• **TO BE DONE**: Reproduce from the records below, with no pictures, exactly the lines between the one containing "Give me the matplotlib source for this chart." and the one containing "157000, 243000, 189000, 160000, 314000, 273000, 346000, 273000]", inclusive.

• **RECORDS FOR THIS EXERCISE**:
****
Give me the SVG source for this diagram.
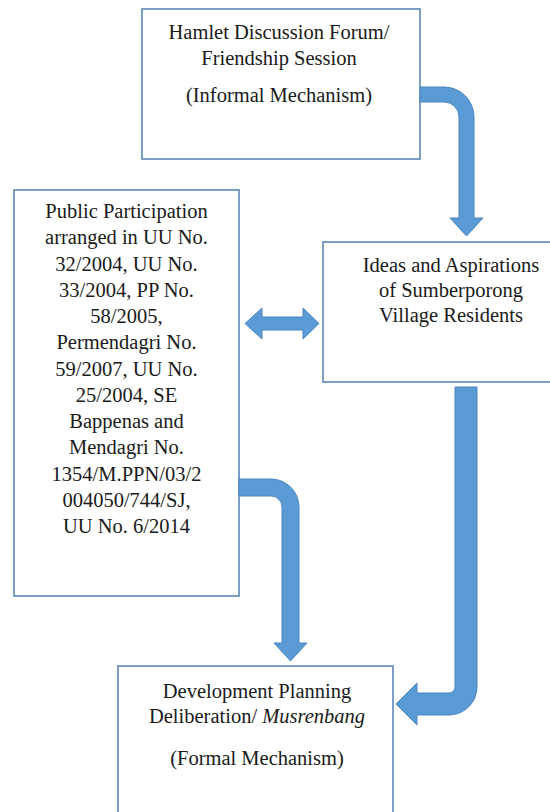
<svg xmlns="http://www.w3.org/2000/svg" width="550" height="812" viewBox="0 0 550 812">
<style>
.box{fill:#ffffff;stroke:#4F7FB4;stroke-width:1.5}
.t{font-family:"Liberation Serif","Times New Roman","DejaVu Serif",serif;font-size:20.5px;fill:#1a1a1a;text-anchor:middle}
.arr{fill:#5B9BD5;stroke:#4A86C0;stroke-width:1}
</style>
<rect width="550" height="812" fill="#ffffff"/>
<g id="hamlet">
<rect class="box" x="142" y="9" width="278" height="150"/>
<text class="t" x="279" y="39">Hamlet Discussion Forum/</text>
<text class="t" x="279" y="65">Friendship Session</text>
<text class="t" x="279" y="102">(Informal Mechanism)</text>
</g>
<g id="public">
<rect class="box" x="14" y="190" width="225" height="406"/>
<text class="t" x="126.5" y="218">Public Participation</text>
<text class="t" x="126.5" y="244.25">arranged in UU No.</text>
<text class="t" x="126.5" y="270.5">32/2004, UU No.</text>
<text class="t" x="126.5" y="296.75">33/2004, PP No.</text>
<text class="t" x="126.5" y="323">58/2005,</text>
<text class="t" x="126.5" y="349.25">Permendagri No.</text>
<text class="t" x="126.5" y="375.5">59/2007, UU No.</text>
<text class="t" x="126.5" y="401.75">25/2004, SE</text>
<text class="t" x="126.5" y="428">Bappenas and</text>
<text class="t" x="126.5" y="454.25">Mendagri No.</text>
<text class="t" x="126.5" y="480.5">1354/M.PPN/03/2</text>
<text class="t" x="126.5" y="506.75">004050/744/SJ,</text>
<text class="t" x="126.5" y="533">UU No. 6/2014</text>
</g>
<g id="ideas">
<rect class="box" x="323" y="242" width="260" height="140"/>
<text class="t" x="451" y="272">Ideas and Aspirations</text>
<text class="t" x="451" y="297">of Sumberporong</text>
<text class="t" x="451" y="322">Village Residents</text>
</g>
<g id="musrenbang">
<rect class="box" x="118" y="666" width="275" height="160"/>
<text class="t" x="257" y="698">Development Planning</text>
<text class="t" x="257" y="723">Deliberation/ <tspan font-style="italic">Musrenbang</tspan></text>
<text class="t" x="257" y="765">(Formal Mechanism)</text>
</g>
<g id="connectors">
<path class="arr" d="M420,87 L444,87 A30,30 0 0 1 474,117 L474,218 L483,218 L466.5,236 L450,218 L459,218 L459,117 A15,15 0 0 0 444,102 L420,102 Z"/>
<path class="arr" d="M245,323.5 L262,308 L262,317 L303,317 L303,308 L319,323.5 L303,339 L303,330 L262,330 L262,339 Z"/>
<path class="arr" d="M455,387 L477,387 L477,687 A28,28 0 0 1 449,715 L417,715 L417,725 L396,704 L417,683 L417,693 L449,693 A6,6 0 0 0 455,687 Z"/>
<path class="arr" d="M239,479 L271,479 A28,28 0 0 1 299,507 L299,643 L307,643 L290.5,661 L274,643 L282,643 L282,507 A11,11 0 0 0 271,496 L239,496 Z"/>
</g>
</svg>
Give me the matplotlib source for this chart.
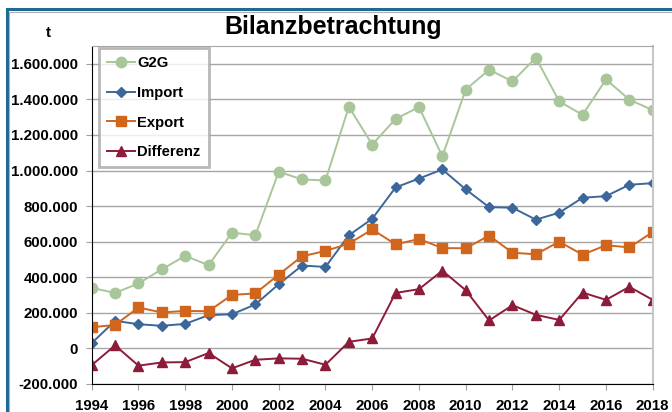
import matplotlib.pyplot as plt
from matplotlib.patches import Rectangle
from matplotlib.ticker import FuncFormatter, MultipleLocator

plt.rcParams['font.family'] = ['Liberation Sans', 'DejaVu Sans']
plt.rcParams['font.weight'] = 'bold'

# Werte in t
years = list(range(1994, 2019))
g2g = [340000, 312000, 365000, 445000, 520000, 468000, 651000, 636000, 993000,
       950000, 944000, 1359000, 1146000, 1290000, 1357000, 1080000, 1455000,
       1567000, 1501000, 1634000, 1389000, 1313000, 1512000, 1399000, 1339000]
imports = [30000, 155000, 136000, 127000, 138000, 187000, 192000, 247000, 361000,
           466000, 458000, 636000, 729000, 905000, 955000, 1006000, 894000,
           794000, 791000, 724000, 763000, 847000, 856000, 920000, 929000]
exports = [119000, 132000, 230000, 202000, 211000, 209000, 301000, 309000, 415000,
           518000, 548000, 589000, 669000, 585000, 615000, 564000, 563000,
           634000, 538000, 529000, 600000, 527000, 580000, 568000, 654000]
differenz = [-94000, 17000, -97000, -79000, -77000, -26000, -112000, -64000, -56000,
             -58000, -92000, 37000, 56000, 312000, 333000, 437000, 327000,
             157000, 243000, 189000, 160000, 314000, 273000, 346000, 273000]

fig = plt.figure(figsize=(6.72, 4.12), dpi=100)
ax = fig.add_axes([0.1365, 0.068, 0.8348, 0.8203])

ax.plot(years, g2g, color='#a8c69a', marker='o', markersize=7.5, lw=1.4, label='G2G')
ax.plot(years, imports, color='#3c679b', marker='D', markersize=5.5, lw=1.4, label='Import')
ax.plot(years, exports, color='#d0651e', marker='s', markersize=7, lw=1.4, label='Export')
ax.plot(years, differenz, color='#8c1c3a', marker='^', markersize=7.5, lw=1.4, label='Differenz')

ax.set_xlim(1994, 2018)
ax.set_ylim(-200000, 1700000)
ax.xaxis.set_major_locator(MultipleLocator(2))
ax.yaxis.set_major_locator(MultipleLocator(200000))
ax.yaxis.set_major_formatter(FuncFormatter(lambda v, p: f'{int(v):,}'.replace(',', '.')))
ax.grid(axis='y', color='#a6a6a6', lw=1)
ax.set_axisbelow(True)
ax.tick_params(axis='both', length=4, color='#a0a0a0', labelsize=10.8)
ax.tick_params(axis='y', pad=6)
ax.tick_params(axis='x', pad=7)
for lab in ax.get_xticklabels() + ax.get_yticklabels():
    lab.set_fontweight('bold')

ax.spines['left'].set_color('black')
ax.spines['bottom'].set_color('black')
ax.spines['top'].set_color('#a6a6a6')
ax.spines['right'].set_color('#c8c8c8')
ax.spines['right'].set_linewidth(1.5)

leg = ax.legend(loc='upper left', bbox_to_anchor=(99 / 672, 1 - 48 / 412),
                bbox_transform=fig.transFigure, frameon=True, fancybox=False,
                edgecolor='#a6a6a6', fontsize=10.6, handlelength=1.9,
                handletextpad=0.15, labelspacing=1.07, borderpad=0.55,
                borderaxespad=0)
leg.get_frame().set_linewidth(2)
for t in leg.get_texts():
    t.set_fontweight('bold')

fig.text(0.496, 0.935, 'Bilanzbetrachtung', ha='center', va='center',
         fontsize=18, fontweight='bold')
fig.text(48 / 672, 1 - 33 / 412, 't', ha='center', va='center',
         fontsize=11, fontweight='bold')

# Rahmen des Diagramms
fig.patches.append(Rectangle((6.5 / 672, -0.1), 1.2, 1 - 9.5 / 412 + 0.1,
                             transform=fig.transFigure, fill=False,
                             edgecolor='#1f6a94', lw=2.2))
fig.patches.append(Rectangle((9 / 672, -0.1), 1.2, 1 - 12 / 412 + 0.1,
                             transform=fig.transFigure, fill=False,
                             edgecolor='#b0b0b0', lw=0.8))

fig.savefig('out.png', dpi=100)
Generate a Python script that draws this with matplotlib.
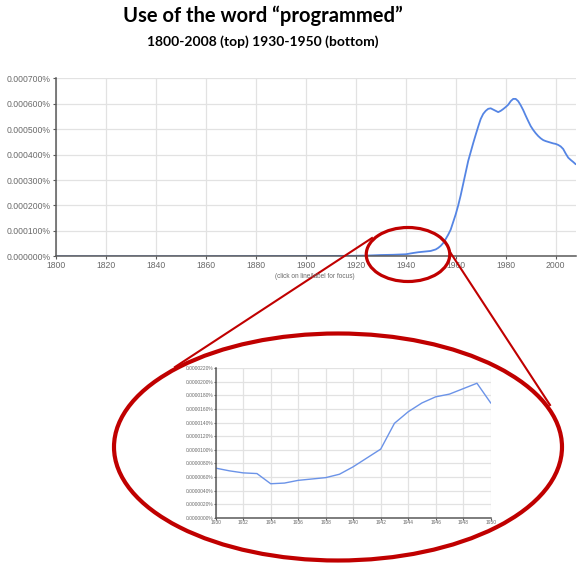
****
• **CORRECT RESPONSE**:
Give me the matplotlib source for this chart.
import matplotlib.pyplot as plt
from matplotlib.patches import Rectangle
from matplotlib.ticker import FuncFormatter, MultipleLocator

plt.rcParams['font.family'] = ['Liberation Sans', 'DejaVu Sans']
plt.rcParams['font.weight'] = 'bold'

# Werte in t
years = list(range(1994, 2019))
g2g = [340000, 312000, 365000, 445000, 520000, 468000, 651000, 636000, 993000,
       950000, 944000, 1359000, 1146000, 1290000, 1357000, 1080000, 1455000,
       1567000, 1501000, 1634000, 1389000, 1313000, 1512000, 1399000, 1339000]
imports = [30000, 155000, 136000, 127000, 138000, 187000, 192000, 247000, 361000,
           466000, 458000, 636000, 729000, 905000, 955000, 1006000, 894000,
           794000, 791000, 724000, 763000, 847000, 856000, 920000, 929000]
exports = [119000, 132000, 230000, 202000, 211000, 209000, 301000, 309000, 415000,
           518000, 548000, 589000, 669000, 585000, 615000, 564000, 563000,
           634000, 538000, 529000, 600000, 527000, 580000, 568000, 654000]
differenz = [-94000, 17000, -97000, -79000, -77000, -26000, -112000, -64000, -56000,
             -58000, -92000, 37000, 56000, 312000, 333000, 437000, 327000,
             157000, 243000, 189000, 160000, 314000, 273000, 346000, 273000]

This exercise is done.